U.K. Welfare Cuts Pushing Children Into Poverty, Hammond Told

(Bloomberg) -- Hundreds of thousands of children in Britain could be tipped into poverty if Chancellor of the Exchequer Philip Hammond presses ahead with planned cuts to welfare spending, according to analysis published Thursday.

A freeze to most working-age benefits will see about 7.5 million low-income households lose more than 500 pounds ($660) a year in real terms by 2022, the Institute for Fiscal Studies said. Some could find themselves 2,500 pounds worse off as a result of benefits being limited to two children, it said.

The warning highlights the pressure on Hammond to loosen austerity as he prepares to deliver his Budget on Nov. 22. The finance minister is facing demands to end the benefits freeze and lift a cap on public-sector pay increases, as well as to find extra money for housing and the state-run health service. A backlash against years of spending cuts cost the Conservative Party its parliamentary majority in June’s general election.

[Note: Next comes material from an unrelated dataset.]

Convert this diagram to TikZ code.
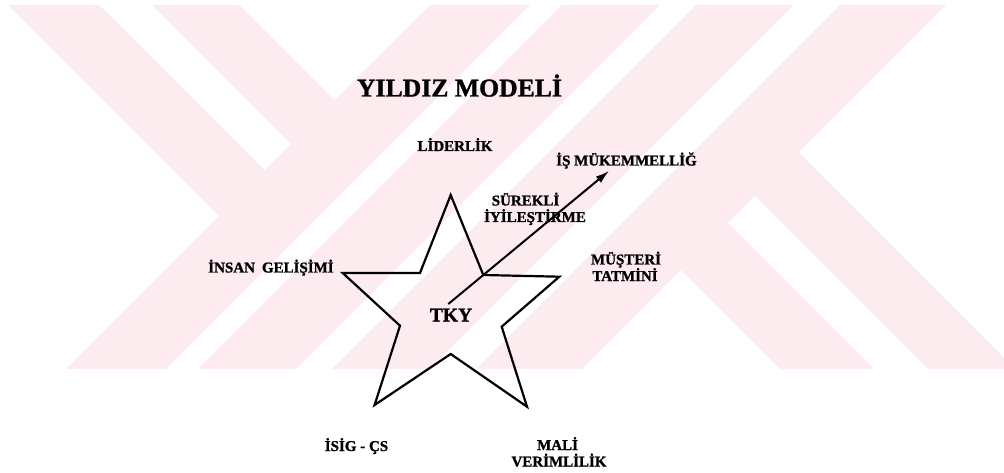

Such demands come against a challenging fiscal backdrop, with a downgrade to future growth expected to wipe out a chunk of the 26 billion-pound buffer Hammond built into his plans to cushion the economy against any fallout from leaving the European Union. 

All U.K. regions will see child poverty increase, with Wales, northeast England, the East Midlands and Northern Ireland forecast to be hardest hit, according to the London-based IFS. 

The Office for Budget Responsibility, the government’s independent fiscal watchdog, could also be forced to lower its forecast for earnings growth after it declared last month it had become much more pessimistic about productivity, the IFS said.

In March, the OBR predicted the median U.K. household income would grow 4 percent in real terms over the next four years. That’s half of the norm before the financial crisis but the forecast may yet prove to be “too optimistic,” said Andrew Hood, an IFS research economist who helped produce the report.